The Champ: The Incredible Jimmy Smith at Verve

25 Aug

To paraphrase Michael Corleone in Godfather II, if history has taught us anything, it’s not to trust jazz critics.  Too often they cling to an academic view of what they think the music is, or should be, and don’t understand the need of musicians to adapt to changing commercial environments, or cultural tastes, or just the plain need to change.  And their opinion often eventually changes to catch up with what popular opinion and musicians have known all along  – that great music doesn’t exist in a vacuum, and needs to adapt and speak of the times in which it was made…

Which brings us to Jimmy Smith.  Conventional wisdom has it that the records he made during a relatively short (though highly prolific) period on Blue Note are the only things by him worth bothering with, and that his subsequent move to Verve Records was born of strictly commercial considerations, with the output consisting of big band arrangements of pop tunes and film themes from long-forgotten films and TV shows.

Of course this ignores the evidence of listening to these records:  they’re fun, funky and very jazzy.  And if you like Jimmy Smith you’re going to like these – he’s so distinctive, and original, that it doesn’t really matter what he’s playing.  And actually most of this stuff still sounds pretty good: the arrangements are tasteful, the tunes are short and (generally) funky, and the bands (normally featuring dons like Grady Tate, Kenny Burrell, and Eric Gale) and performances are great.  So get ahead of the critics and enjoy these albums (that are still easy to pick up as CD reissues, often a twofers) for what they are: popular jazz that crossed the bridge between commerciality and artistic value, and still has relevance today – just play his version of ‘Mission Impossible’, for instance, to see how he still rocks the dancefloor…

The last word to (the admittedly never knowingly undersold) Mr Smith: ‘James Brown don’t play organ.  He used to play at it, until he heard Jimmy Smith.  Then he got a shotgun and shot the fuckin’ organ!’.

These are five I’d start with (all easily available on Amazon and the like):

1) The Cat

From 1964, and arranged by Lalo Schifrin, features the brilliant title track, plus loads of other swinging bluesy tracks.  As the sleeve notes say, ‘Jimmy Smith and The Cat are all soul…Driving solos that roar and purr…and are equally at home in an alley or penthouse’.  Well I think I know what they mean:

2) Who’s Afraid of Virginia Woolf?

In which Jimmy displays a highly literal streak, and an admirable lack of interest in his source materials, by posing on the cover with a woman in a bath robe wearing a wolf mask (!).
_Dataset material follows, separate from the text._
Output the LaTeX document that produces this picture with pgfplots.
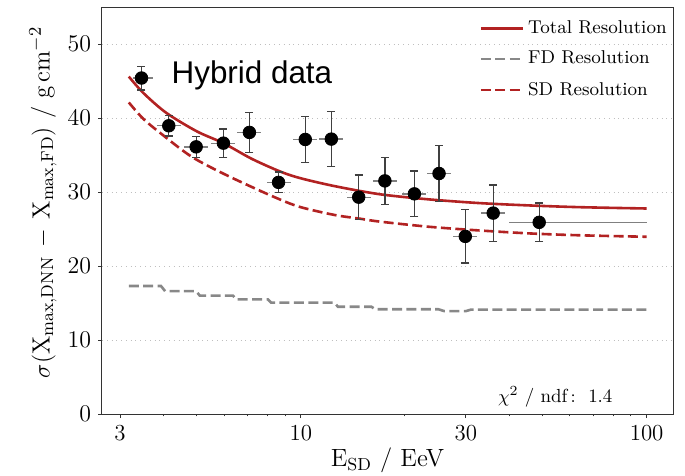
\documentclass[border=0pt]{standalone}
\usepackage{pgfplots}
\pgfplotsset{compat=1.18}
\usepackage{pgfplotstable}
\usepackage{fontspec}
\newfontfamily\arialfont{Liberation Sans}
\definecolor{tred}{HTML}{B22222}
\definecolor{fdgray}{HTML}{888888}

\pgfplotstableread{
E     S      ey   exm   exp
3.46  45.4   1.6  0.18  0.28
4.15  38.95  1.4  0.32  0.34
4.98  36.1   1.4  0.38  0.41
5.97  36.6   1.9  0.46  0.50
7.10  38.05  2.7  0.55  0.59
8.62  31.3   1.4  0.66  0.72
10.3  37.1   3.1  0.79  0.85
12.25 37.15  3.7  0.94  1.02
14.7  29.3   3.0  1.13  1.22
17.5  31.5   3.2  1.35  1.45
21.3  29.75  3.1  1.64  1.77
25.1  32.5   3.8  1.93  2.08
29.9  24.0   3.6  2.30  2.48
36.0  27.15  3.8  2.77  2.99
48.9  25.9   2.6  8.8   51.1
}\hybrid

\pgfplotstableread{
E     S
3.18  45.6
3.5   43.4
4.08  40.7
5.0   38.2
5.97  36.6
7.2   34.5
8.68  32.8
9.91  31.9
12.5  30.8
16.9  29.7
23.5  29.0
32.9  28.5
46    28.18
64.1  27.95
100   27.77
}\total

\pgfplotstableread{
E     S
3.18  42.1
3.5   39.9
3.94  37.9
4.82  34.8
6.08  32.3
8.30  29.4
9.91  28.0
12.5  26.9
14.8  26.4
16.9  26.0
23.5  25.3
32.9  24.8
46    24.4
64.1  24.15
100   23.95
}\sdres

\pgfplotstableread{
E     S
3.18  17.3
3.94  17.3
4.05  16.6
4.98  16.6
5.1   16.0
6.36  16.0
6.5   15.5
8.03  15.5
8.2   15.05
12.5  15.05
12.8  14.5
16.0  14.5
16.4  14.15
25    14.15
26    13.9
30    13.9
31    14.1
100   14.1
}\fdres

\begin{document}
\begin{tikzpicture}[x=1bp,y=1bp]
\useasboundingbox (-51,-31) rectangle (291.5,207);
\begin{axis}[
  at={(0,0)}, anchor=south west,
  scale only axis, width=285.5bp, height=203.5bp,
  xmode=log, xmin=2.66, xmax=119.2, ymin=0, ymax=55,
  xtick={3,10,30,100}, xticklabels={3,10,30,100},
  minor xtick={4,5,6,7,8,9,20,40,50,60,70,80,90},
  ytick={0,10,20,30,40,50},
  tick pos=left, tick align=outside,
  major tick length=2bp, minor tick length=1.2bp,
  ymajorgrids, grid style={dotted, black!25, line width=0.4bp},
  axis line style={line width=0.5bp, black!80},
  tick style={black!80, line width=0.5bp},
  ticklabel style={font=\fontsize{11.5}{13}\selectfont},
  xlabel={E$_{\mathrm{SD}}$ / EeV},
  ylabel={$\sigma(\mathrm{X_{max,DNN}}\,-\,\mathrm{X_{max,FD}})$ / g$\,$cm$^{-2}$},
  label style={font=\fontsize{12.5}{14}\selectfont},
  xlabel style={at={(axis description cs:0.5,-0.128)}, anchor=base},
  ylabel style={at={(axis description cs:-0.1033,0.52)}, anchor=center},
  legend style={at={(axis description cs:1,0.983)}, anchor=north east, draw=none, fill=none,
    font=\fontsize{9.3}{11}\selectfont, row sep=3.5bp, inner sep=1bp},
  legend cell align=left,
  legend image code/.code={\draw[#1] (0bp,0bp) -- (21bp,0bp);},
]
\addlegendimage{tred, line width=1.3bp}
\addlegendentry{Total Resolution}
\addlegendimage{fdgray, line width=1.3bp, dash pattern=on 5bp off 2.2bp}
\addlegendentry{FD Resolution}
\addlegendimage{tred, line width=1.3bp, dash pattern=on 5bp off 2.2bp}
\addlegendentry{SD Resolution}

\addplot[forget plot, fdgray, line width=1.3bp, dash pattern=on 5bp off 2.2bp] table[x=E,y=S] {\fdres};
\addplot[forget plot, tred, line width=1.3bp, dash pattern=on 5bp off 2.2bp, smooth] table[x=E,y=S] {\sdres};
\addplot[forget plot, tred, line width=1.3bp, smooth] table[x=E,y=S] {\total};

\addplot[forget plot, draw=none, mark=none,
  error bars/.cd, x dir=both, x explicit, error mark=none,
  error bar style={draw=black!50, line width=0.65bp, solid}]
  table[x=E, y=S, x error plus=exp, x error minus=exm] {\hybrid};
\addplot[forget plot, only marks, mark=*, mark size=3.15bp, black,
  error bars/.cd, y dir=both, y explicit,
  error bar style={draw=black!75, line width=0.65bp, solid},
  error mark options={draw=black!75, line width=0.65bp, mark size=2bp, rotate=90}]
  table[x=E, y=S, y error=ey] {\hybrid};

\node[anchor=base west, inner sep=0, font=\arialfont\fontsize{15.75}{17}\selectfont] at (axis cs:4.22,44.6) {Hybrid data};
\node[anchor=base west, inner sep=0, font=\fontsize{9.5}{11}\selectfont] at (axis cs:37.1,1.5) {$\chi^2$ / ndf$\,:$\ \ 1.4};
\end{axis}
\end{tikzpicture}
\end{document}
It includes swingers like ‘Slaughter On 10th Avenue’, and the  title track, part one of which is here:

3) Bashin’/ Hobo Flats

First two albums on Verve, from 1962/3, and a nice bridge from his Blue Note stuff at the time – check this version of ‘Walk On The Wild Side’:

4) Respect/Livin’ It Up

Getting funky now, with ‘Respect’ featuring a small group covering popular soul and jazz tunes from the time, while ‘Livin” is back to the orchestrated sound, but still with that driving beat.  One from each below:

Respect:

Mission Impossible (with great visuals from the show – how nostalgic does this make you feel?):

5) Got My Mojo Workin’/Hoochie Coochie Man

In which Jimmy audibly grunts, and sometimes sings, his way through a collection of soul and rock hits from the time, plus some classic bluesy jazz .  Below is the well-known (and most vocally mainstream!) title track from the first album, but they’re both good, song-based albums (he does a great version of the Stone’s ‘Satisfaction’ that bears almost no relation to the original, other than him moaning licentiously at the end that ‘I can’t get no satisfaction from you babe’  – making the the Stones sound like the warm-up for his adults only version)

Check these out and you’ll understand while Miles Davis referred to him as the 8th Wonder of the World.